Top-rated companies are turning to the bond market as falling yields tempt, posing a challenge for lenders longing for a recovery in corporate borrowing.

- Anshika Kayastha & Shayan Ghosh

Top-rated Indian companies ditch banks for bonds

Two repo rate cuts so far this year and expectations of a third one this week have forced down bond yields. Adding to the mix is the surplus liquidity in the system. While banks have begun to reduce loan rates, the fall in bond yields has been far sharper.

In April alone, companies raised over ₹91,410 crore through private placement of bonds, data from the Securities and Exchange Board of India (Sebi) showed. This was more than most months in FY25, and almost thrice what they raised a year earlier. This route is typically available for institutional investors. The month also saw public issues of ₹777 crore, compared to ₹687 crore a year earlier.

"Given the comfortable liquidity combined with the two rate cuts, bond yields are really at rock bottom and market borrowings are a lot more attractive for corporates compared with bank loans. So, well-rated corporates are busy issuing bonds," said Anu Aggarwal, president and head of corporate banking, Kotak Mahindra Bank.

The interest of companies in the debt markets has been fuelled by softening yields.
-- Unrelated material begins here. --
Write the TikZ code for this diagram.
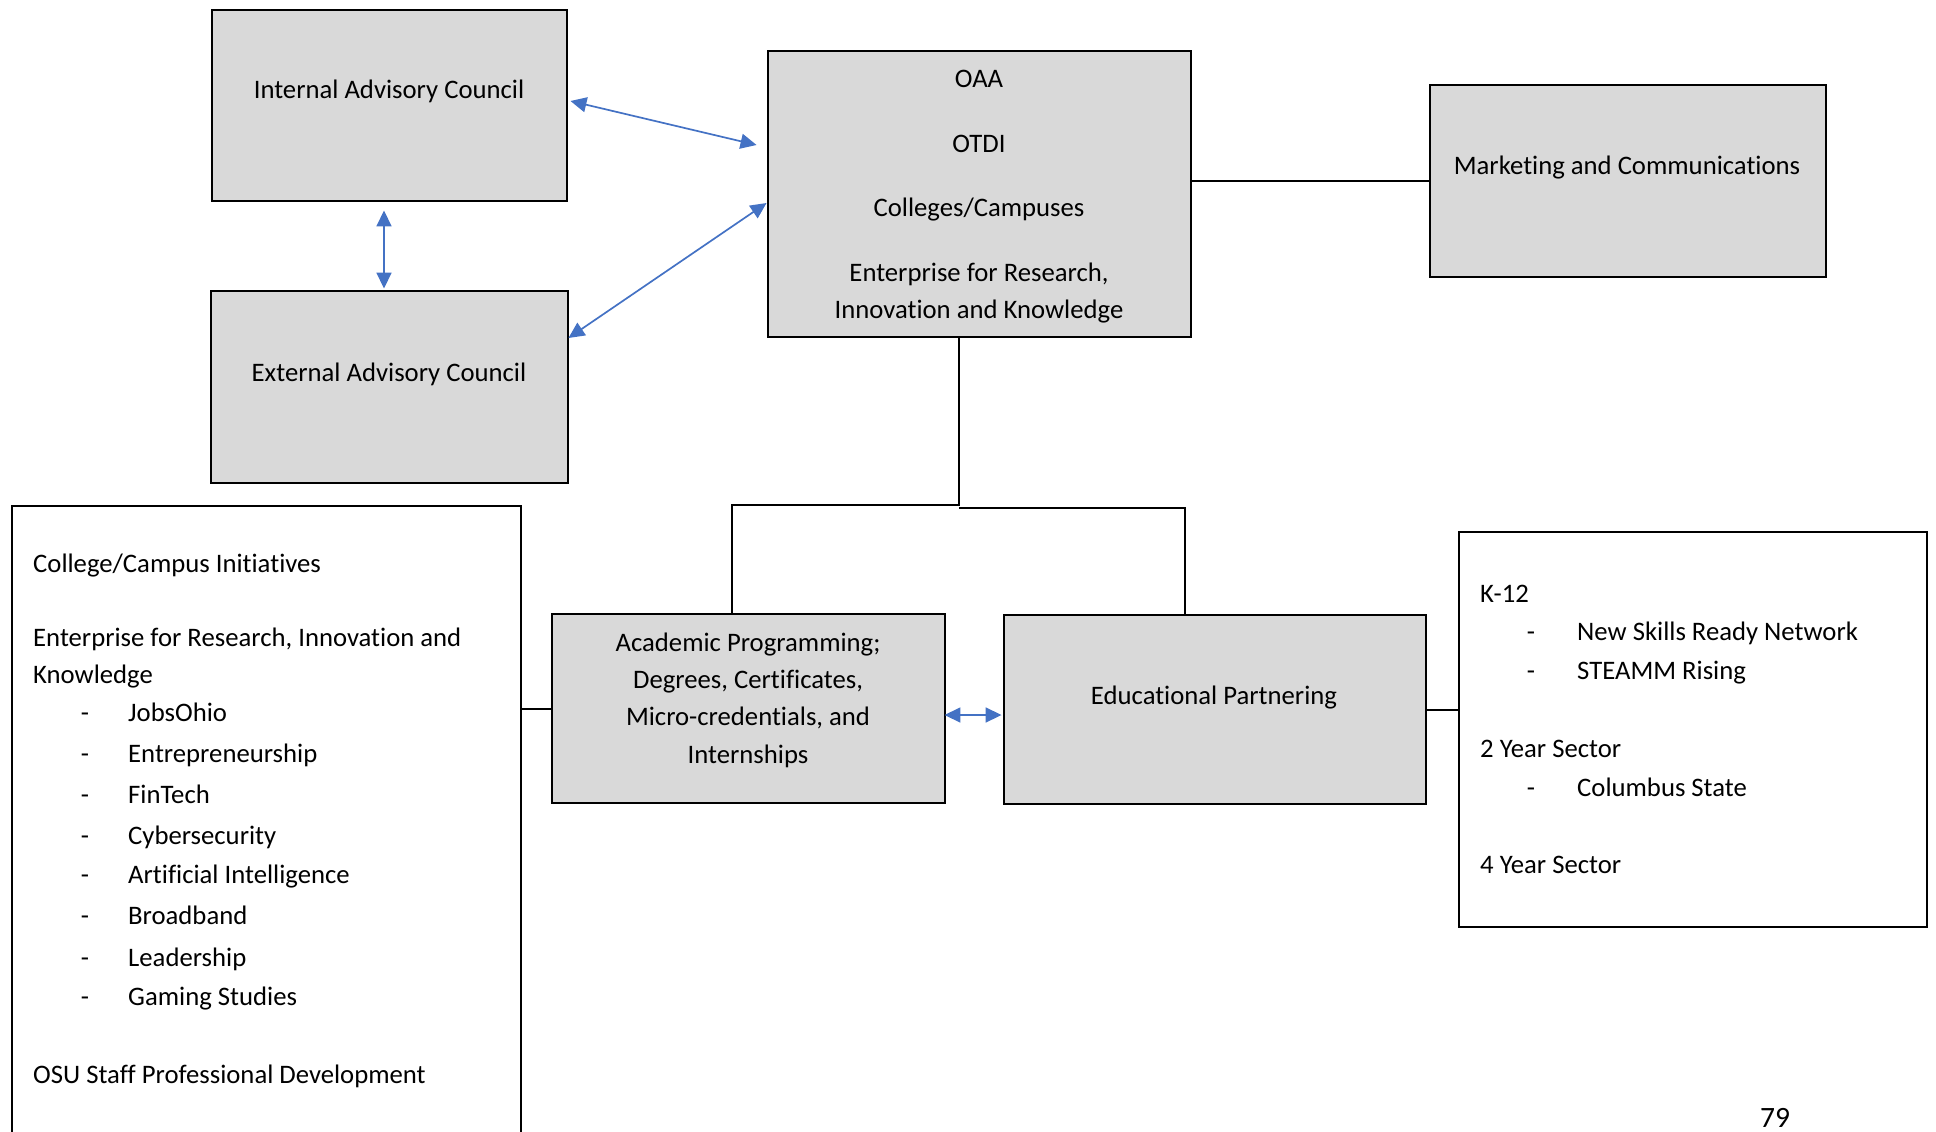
\documentclass[tikz,border=0pt]{standalone}
\usepackage{fontspec}
\setmainfont{Carlito}[Ligatures={NoCommon}]
\usetikzlibrary{arrows.meta}
\definecolor{boxgray}{HTML}{D9D9D9}
\definecolor{arrowblue}{HTML}{4472C4}
\tikzset{
  box/.style={draw=black, line width=2.9pt, fill=boxgray, inner sep=0pt},
  wbox/.style={draw=black, line width=2.9pt, fill=white, inner sep=0pt},
  conn/.style={draw=black, line width=2pt},
  barrow/.style={draw=arrowblue, line width=1.7pt, {Triangle[length=16pt,width=15pt]}-{Triangle[length=16pt,width=15pt]}},
  txt/.style={anchor=base, inner sep=0pt, font=\fontsize{26.7}{37}\selectfont},
  ltxt/.style={anchor=base west, inner sep=0pt, font=\fontsize{26.7}{37}\selectfont},
}
\begin{document}
\begin{tikzpicture}[x=1pt,y=-1pt]
\useasboundingbox (0,0) rectangle (1936,1132);
\clip (0,0) rectangle (1936,1132);
% boxes
\node[box, minimum width=355pt, minimum height=191pt] (IAC) at (389.5,105.5) {};
\node[box, minimum width=357pt, minimum height=192pt] (EAC) at (389.5,387) {};
\node[box, minimum width=423pt, minimum height=286pt] (OAA) at (979.5,194) {};
\node[box, minimum width=396pt, minimum height=192pt] (MKT) at (1628,181) {};
\node[wbox, minimum width=509pt, minimum height=660pt] (LEFT) at (266.5,836) {};
\node[box, minimum width=393pt, minimum height=189pt] (ACAD) at (748.5,708.5) {};
\node[box, minimum width=422pt, minimum height=189pt] (EDU) at (1215,709.5) {};
\node[wbox, minimum width=468pt, minimum height=395pt] (RIGHT) at (1693,729.5) {};
% texts
\node[txt] (tIAC) at (389,99) {Internal Advisory Council};
\node[txt] (tEAC) at (389,381) {External Advisory Council};
\node[txt] (tOAA1) at (979,88) {OAA};
\node[txt] (tOAA2) at (979,152) {OTDI};
\node[txt] (tOAA3) at (979,216) {Colleges/Campuses};
\node[txt] (tOAA4) at (979,281) {Enterprise for Research,};
\node[txt] (tOAA5) at (979,318) {Innovation and Knowledge};
\node[txt] (tMKT) at (1627,174) {Marketing and Communications};
\node[txt] (tA1) at (748,651) {Academic Programming;};
\node[txt] (tA2) at (748,688) {Degrees, Certificates,};
\node[txt] (tA3) at (748,725) {Micro-credentials, and};
\node[txt] (tA4) at (748,763) {Internships};
\node[txt] (tEDU) at (1214,704) {Educational Partnering};
% left box text
\node[ltxt] (tL1) at (33,572) {College/Campus Initiatives};
\node[ltxt] (tL2) at (33,646) {Enterprise for Research, Innovation and};
\node[ltxt] (tL3) at (33,683) {Knowledge};
\foreach \y/\t [count=\i] in {721/JobsOhio,762/Entrepreneurship,803/FinTech,844/Cybersecurity,883/Artificial Intelligence,924/Broadband,966/Leadership,1005/Gaming Studies}{
  \node[txt] (dL\i) at (85,\y) {-};
  \node[ltxt] (iL\i) at (128,\y) {\t};
}
\node[ltxt] (tL4) at (33,1083) {OSU Staff Professional Development};
% right box text
\node[ltxt] (tR1) at (1480,602) {K-12};
\node[txt] (dR1) at (1531,640) {-};
\node[ltxt] (tR2) at (1577,640) {New Skills Ready Network};
\node[txt] (dR2) at (1531,679) {-};
\node[ltxt] (tR3) at (1577,679) {STEAMM Rising};
\node[ltxt] (tR4) at (1480,757) {2 Year Sector};
\node[txt] (dR3) at (1531,796) {-};
\node[ltxt] (tR5) at (1577,796) {Columbus State};
\node[ltxt] (tR6) at (1480,873) {4 Year Sector};
\node[txt, font=\fontsize{29.5}{35}\selectfont] (pg) at (1775,1127) {79};
% black connectors
\draw[conn] (OAA.east |- MKT.west) -- (MKT.west);
\coordinate (j) at (959,506);
\coordinate (jl) at (732,505);
\coordinate (jr) at (1185,508);
\draw[conn] (OAA.south -| j) -- (j);
\draw[conn] (j |- jl) -- (jl) -- (ACAD.north -| jl);
\draw[conn] (j |- jr) -- (jr) -- (EDU.north -| jr);
\draw[conn] (ACAD.west -| LEFT.east) -- (ACAD.west);
\draw[conn] (EDU.east) -- (EDU.east -| RIGHT.west);
% blue arrows
\draw[barrow] ([shift={(2,-4.5)}]IAC.east) -- ([shift={(-10,-49)}]OAA.west);
\draw[barrow] ([shift={(-1,-49)}]EAC.east) -- ([shift={(0,9)}]OAA.west);
\draw[barrow] ([shift={(-5.5,8)}]IAC.south) -- ([shift={(-5.5,-1)}]EAC.north);
\draw[barrow] ([shift={(-2,6.5)}]ACAD.east) -- ([shift={(-1,5.5)}]EDU.west);
\end{tikzpicture}
\end{document}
Yield on India's benchmark 10-year government bond has fallen 38 basis points (bps) in the last three months, and stood at 6.26% on Wednesday. The corporate bond market has seen a similar decline, varying across tenures and the borrower's credit rating.

Banks operate in the bond market too; at the end of FY25, Kotak Mahindra Bank held 33,539 crore worth of bonds and commercial paper (credit substitutes), up 6% from a year earlier.